DATA EXCERPTS

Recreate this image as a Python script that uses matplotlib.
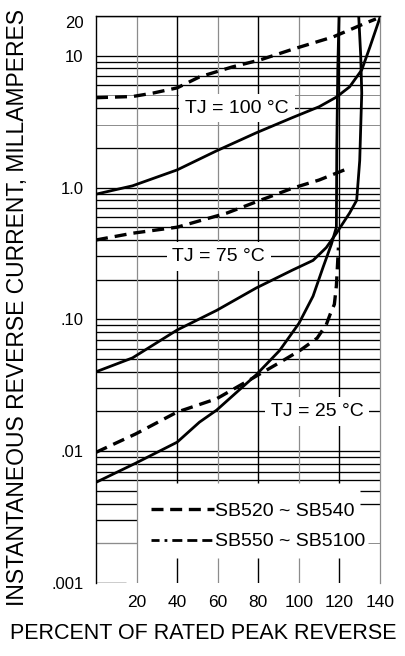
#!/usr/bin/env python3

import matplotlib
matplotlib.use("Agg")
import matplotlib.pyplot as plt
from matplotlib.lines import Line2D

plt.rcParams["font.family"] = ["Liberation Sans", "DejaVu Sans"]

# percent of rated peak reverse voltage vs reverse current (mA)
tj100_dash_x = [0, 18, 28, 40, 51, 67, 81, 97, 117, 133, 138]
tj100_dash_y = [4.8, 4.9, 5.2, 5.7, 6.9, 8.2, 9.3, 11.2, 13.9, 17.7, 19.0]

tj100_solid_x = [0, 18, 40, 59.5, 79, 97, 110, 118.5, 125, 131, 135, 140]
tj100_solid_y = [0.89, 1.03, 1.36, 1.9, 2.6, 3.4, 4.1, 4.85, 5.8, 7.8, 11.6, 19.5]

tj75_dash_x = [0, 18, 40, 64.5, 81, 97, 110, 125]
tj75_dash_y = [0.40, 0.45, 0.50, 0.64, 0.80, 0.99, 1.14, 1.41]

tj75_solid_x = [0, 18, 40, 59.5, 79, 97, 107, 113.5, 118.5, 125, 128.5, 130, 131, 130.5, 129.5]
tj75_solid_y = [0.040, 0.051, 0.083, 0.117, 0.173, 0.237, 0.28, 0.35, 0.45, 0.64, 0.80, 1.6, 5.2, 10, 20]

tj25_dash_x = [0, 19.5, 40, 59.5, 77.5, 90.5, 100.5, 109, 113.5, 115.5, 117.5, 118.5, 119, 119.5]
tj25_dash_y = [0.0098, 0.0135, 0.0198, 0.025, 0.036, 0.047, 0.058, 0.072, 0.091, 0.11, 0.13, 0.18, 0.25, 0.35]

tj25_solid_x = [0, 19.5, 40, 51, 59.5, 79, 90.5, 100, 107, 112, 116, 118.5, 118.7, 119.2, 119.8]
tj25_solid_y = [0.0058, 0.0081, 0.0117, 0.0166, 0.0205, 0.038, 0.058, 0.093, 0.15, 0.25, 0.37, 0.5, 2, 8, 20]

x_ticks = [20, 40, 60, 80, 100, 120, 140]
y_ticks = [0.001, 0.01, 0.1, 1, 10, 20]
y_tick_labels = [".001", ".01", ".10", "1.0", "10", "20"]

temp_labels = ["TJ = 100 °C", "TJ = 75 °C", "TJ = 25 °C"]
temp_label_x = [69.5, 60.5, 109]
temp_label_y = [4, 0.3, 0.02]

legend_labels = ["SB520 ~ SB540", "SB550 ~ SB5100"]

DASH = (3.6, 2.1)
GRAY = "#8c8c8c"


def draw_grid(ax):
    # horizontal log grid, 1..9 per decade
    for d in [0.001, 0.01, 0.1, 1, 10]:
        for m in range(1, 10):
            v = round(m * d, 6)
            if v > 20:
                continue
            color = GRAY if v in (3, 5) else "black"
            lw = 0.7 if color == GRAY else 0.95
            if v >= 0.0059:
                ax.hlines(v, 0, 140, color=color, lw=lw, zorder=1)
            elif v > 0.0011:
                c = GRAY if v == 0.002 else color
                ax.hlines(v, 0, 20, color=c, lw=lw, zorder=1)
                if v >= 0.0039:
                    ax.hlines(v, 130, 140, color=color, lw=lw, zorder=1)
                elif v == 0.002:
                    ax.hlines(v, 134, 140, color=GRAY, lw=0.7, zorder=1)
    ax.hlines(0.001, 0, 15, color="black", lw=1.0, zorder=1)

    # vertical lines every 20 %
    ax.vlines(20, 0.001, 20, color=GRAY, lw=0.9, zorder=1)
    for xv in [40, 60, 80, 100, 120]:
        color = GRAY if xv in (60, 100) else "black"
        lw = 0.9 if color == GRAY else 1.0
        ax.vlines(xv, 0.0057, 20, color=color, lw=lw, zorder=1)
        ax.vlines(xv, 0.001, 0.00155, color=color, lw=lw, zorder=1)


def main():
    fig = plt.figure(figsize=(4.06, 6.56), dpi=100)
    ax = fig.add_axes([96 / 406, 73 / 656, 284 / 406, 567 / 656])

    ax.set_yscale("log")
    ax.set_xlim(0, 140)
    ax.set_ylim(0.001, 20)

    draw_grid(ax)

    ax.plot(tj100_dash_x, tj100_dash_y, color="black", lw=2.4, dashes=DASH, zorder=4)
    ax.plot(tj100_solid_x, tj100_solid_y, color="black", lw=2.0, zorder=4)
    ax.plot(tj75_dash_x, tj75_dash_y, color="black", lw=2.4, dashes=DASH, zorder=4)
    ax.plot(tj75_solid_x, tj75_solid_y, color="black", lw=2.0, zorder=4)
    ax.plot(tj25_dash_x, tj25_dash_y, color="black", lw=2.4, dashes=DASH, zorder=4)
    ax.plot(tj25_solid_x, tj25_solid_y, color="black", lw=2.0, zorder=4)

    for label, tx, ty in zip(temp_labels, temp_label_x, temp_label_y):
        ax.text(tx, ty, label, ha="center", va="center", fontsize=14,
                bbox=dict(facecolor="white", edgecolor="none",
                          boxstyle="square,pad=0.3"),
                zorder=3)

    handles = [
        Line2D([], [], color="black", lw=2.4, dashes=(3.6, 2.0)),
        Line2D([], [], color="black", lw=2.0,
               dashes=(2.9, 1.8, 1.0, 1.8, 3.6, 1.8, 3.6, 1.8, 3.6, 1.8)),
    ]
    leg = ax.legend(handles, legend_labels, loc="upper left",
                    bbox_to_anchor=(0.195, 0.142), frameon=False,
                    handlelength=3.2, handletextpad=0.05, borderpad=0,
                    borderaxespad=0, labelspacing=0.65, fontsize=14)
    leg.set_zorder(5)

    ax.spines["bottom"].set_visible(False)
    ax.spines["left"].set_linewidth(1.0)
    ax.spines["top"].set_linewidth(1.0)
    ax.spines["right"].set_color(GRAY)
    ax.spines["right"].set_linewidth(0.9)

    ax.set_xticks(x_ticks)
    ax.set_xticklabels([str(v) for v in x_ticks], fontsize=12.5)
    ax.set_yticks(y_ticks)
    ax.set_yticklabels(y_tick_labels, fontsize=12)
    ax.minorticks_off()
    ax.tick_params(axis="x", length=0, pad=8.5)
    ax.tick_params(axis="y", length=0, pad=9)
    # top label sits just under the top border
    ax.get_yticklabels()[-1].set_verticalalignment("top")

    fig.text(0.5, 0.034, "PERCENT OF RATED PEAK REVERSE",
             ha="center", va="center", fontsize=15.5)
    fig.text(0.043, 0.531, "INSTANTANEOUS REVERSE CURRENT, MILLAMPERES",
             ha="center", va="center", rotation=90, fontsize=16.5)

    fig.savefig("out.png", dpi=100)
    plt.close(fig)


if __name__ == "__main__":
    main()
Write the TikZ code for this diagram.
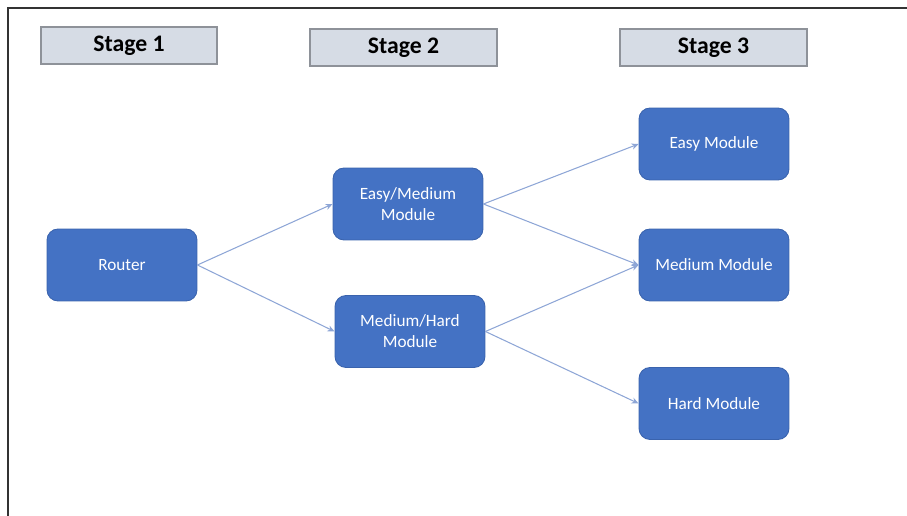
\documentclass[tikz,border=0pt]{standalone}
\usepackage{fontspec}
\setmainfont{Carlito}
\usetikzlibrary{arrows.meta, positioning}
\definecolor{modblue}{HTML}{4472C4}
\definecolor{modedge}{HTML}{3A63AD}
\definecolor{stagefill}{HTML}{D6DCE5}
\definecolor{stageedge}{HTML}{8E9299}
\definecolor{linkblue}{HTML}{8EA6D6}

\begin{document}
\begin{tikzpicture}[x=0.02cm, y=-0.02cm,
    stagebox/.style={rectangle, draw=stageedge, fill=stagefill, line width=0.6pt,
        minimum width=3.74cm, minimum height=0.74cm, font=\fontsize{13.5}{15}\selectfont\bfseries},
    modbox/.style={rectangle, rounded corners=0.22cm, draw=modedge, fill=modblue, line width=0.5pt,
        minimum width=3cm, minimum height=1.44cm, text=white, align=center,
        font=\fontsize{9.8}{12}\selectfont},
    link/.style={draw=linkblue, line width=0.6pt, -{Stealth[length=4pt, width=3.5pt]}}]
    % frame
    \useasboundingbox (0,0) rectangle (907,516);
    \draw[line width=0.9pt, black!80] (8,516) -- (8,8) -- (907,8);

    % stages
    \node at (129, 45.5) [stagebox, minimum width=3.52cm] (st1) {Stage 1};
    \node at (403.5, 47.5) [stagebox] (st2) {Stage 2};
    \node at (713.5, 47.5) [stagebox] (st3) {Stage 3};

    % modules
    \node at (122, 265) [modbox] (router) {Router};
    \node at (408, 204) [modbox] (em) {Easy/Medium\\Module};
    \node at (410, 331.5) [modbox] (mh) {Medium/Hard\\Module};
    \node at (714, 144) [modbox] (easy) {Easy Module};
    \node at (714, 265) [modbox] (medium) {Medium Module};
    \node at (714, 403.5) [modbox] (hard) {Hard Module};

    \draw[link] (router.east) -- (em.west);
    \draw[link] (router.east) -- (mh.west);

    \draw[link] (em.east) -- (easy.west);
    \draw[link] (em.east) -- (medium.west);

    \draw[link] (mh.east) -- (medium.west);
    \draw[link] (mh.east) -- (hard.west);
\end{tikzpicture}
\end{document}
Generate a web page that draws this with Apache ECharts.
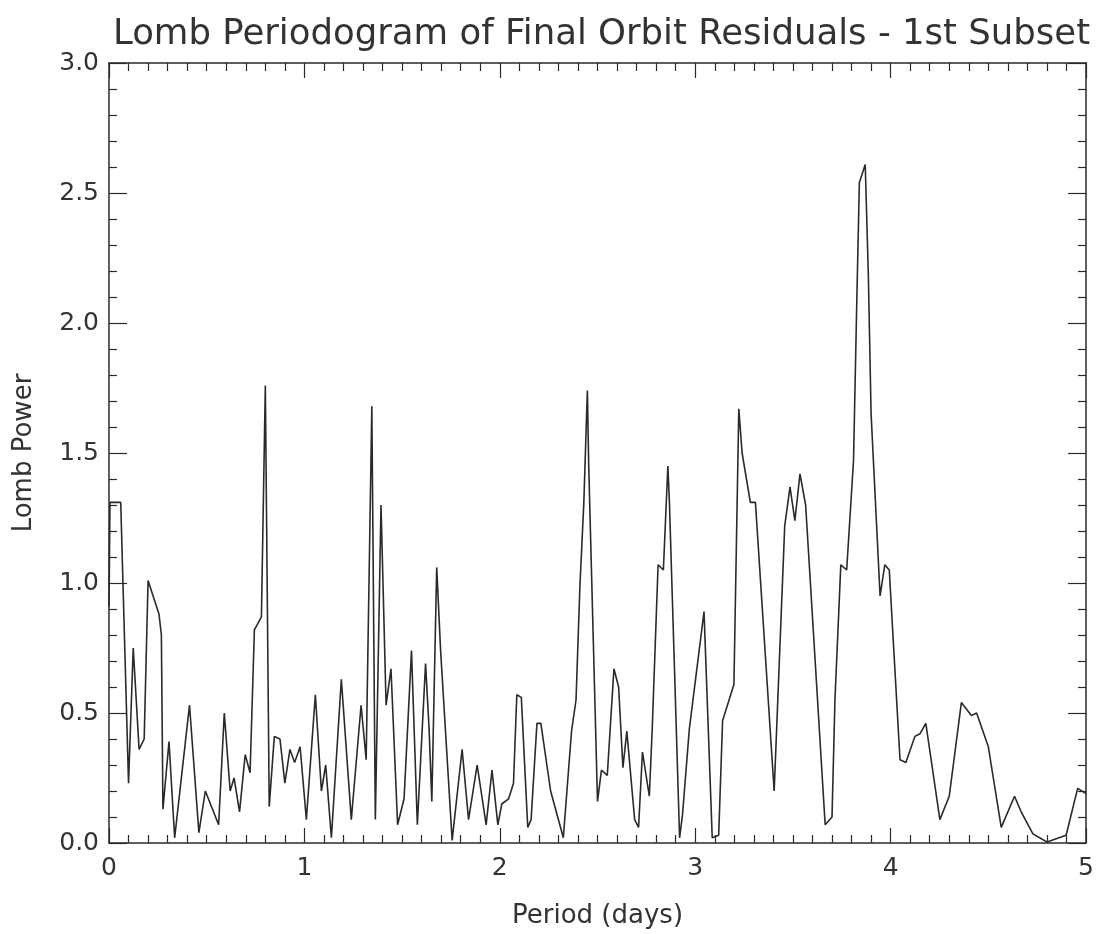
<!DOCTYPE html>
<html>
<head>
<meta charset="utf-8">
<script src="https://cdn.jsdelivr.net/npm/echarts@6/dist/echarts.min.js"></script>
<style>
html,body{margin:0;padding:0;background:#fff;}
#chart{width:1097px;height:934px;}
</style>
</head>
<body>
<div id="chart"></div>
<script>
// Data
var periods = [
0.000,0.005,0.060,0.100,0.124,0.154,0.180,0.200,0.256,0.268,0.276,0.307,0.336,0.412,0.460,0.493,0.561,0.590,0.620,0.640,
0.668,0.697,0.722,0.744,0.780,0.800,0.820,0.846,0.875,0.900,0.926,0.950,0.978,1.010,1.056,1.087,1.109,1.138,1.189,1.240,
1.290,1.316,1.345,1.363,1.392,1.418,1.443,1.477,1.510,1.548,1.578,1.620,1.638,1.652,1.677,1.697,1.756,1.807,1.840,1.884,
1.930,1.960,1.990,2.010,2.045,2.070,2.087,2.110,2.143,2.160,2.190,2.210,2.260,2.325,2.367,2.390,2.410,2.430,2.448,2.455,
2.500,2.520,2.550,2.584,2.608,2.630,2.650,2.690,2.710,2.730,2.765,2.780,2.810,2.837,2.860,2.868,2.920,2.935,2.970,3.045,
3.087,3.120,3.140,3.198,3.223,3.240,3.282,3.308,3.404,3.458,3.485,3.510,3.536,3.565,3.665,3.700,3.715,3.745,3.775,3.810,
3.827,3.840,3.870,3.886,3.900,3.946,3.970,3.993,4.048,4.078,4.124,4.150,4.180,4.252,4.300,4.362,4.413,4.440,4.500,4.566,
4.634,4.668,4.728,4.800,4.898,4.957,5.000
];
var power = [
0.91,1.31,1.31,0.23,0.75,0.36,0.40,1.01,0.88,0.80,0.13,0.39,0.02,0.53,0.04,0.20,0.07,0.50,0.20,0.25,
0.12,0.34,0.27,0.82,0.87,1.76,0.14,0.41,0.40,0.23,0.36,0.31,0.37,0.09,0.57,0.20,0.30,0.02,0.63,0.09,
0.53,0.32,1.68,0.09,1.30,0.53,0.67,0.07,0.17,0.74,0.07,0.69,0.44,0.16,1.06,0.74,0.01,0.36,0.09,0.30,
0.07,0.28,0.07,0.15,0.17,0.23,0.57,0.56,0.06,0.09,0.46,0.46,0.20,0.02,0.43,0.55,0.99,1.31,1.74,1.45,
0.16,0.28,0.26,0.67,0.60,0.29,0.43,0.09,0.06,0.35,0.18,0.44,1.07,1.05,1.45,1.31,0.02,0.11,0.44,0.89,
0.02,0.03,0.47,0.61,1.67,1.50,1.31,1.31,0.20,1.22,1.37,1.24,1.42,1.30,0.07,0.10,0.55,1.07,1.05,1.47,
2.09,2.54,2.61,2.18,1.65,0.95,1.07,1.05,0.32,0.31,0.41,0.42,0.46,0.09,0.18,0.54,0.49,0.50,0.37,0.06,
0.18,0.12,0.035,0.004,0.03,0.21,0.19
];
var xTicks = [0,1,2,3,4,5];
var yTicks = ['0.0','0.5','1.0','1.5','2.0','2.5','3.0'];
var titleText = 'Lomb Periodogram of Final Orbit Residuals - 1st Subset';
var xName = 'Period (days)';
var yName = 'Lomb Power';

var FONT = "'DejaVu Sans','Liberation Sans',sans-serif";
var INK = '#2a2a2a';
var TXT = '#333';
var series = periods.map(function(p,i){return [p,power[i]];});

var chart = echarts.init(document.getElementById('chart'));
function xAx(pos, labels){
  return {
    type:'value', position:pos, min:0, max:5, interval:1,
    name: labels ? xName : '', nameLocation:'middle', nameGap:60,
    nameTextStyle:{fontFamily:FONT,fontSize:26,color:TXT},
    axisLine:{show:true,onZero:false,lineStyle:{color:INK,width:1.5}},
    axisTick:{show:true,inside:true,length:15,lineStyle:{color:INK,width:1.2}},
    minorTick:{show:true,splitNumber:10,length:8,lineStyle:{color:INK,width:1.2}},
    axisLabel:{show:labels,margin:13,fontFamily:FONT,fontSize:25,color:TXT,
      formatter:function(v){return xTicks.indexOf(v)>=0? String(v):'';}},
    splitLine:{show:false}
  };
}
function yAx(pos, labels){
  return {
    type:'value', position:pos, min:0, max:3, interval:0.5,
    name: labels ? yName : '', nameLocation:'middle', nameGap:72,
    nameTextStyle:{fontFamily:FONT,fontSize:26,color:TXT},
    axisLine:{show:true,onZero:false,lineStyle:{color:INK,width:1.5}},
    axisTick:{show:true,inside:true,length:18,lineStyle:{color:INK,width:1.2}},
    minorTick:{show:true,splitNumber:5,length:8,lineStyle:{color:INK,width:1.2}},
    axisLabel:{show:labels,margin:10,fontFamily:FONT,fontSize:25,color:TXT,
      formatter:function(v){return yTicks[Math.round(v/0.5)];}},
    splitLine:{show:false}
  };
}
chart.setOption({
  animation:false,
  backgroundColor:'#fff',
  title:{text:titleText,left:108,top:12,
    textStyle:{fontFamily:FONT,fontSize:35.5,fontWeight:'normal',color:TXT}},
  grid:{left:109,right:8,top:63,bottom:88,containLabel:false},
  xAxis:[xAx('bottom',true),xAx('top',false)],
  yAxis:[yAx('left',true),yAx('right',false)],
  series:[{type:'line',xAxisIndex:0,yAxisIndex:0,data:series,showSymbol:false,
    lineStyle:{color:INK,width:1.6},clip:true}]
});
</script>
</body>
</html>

GOAL
Where a line of the material above holds the string "this", copy that line.

EXERCISE RESULT
Recreate this image as a Python script that uses matplotlib.
Write the TikZ code for this diagram.
Generate a web page that draws this with Apache ECharts.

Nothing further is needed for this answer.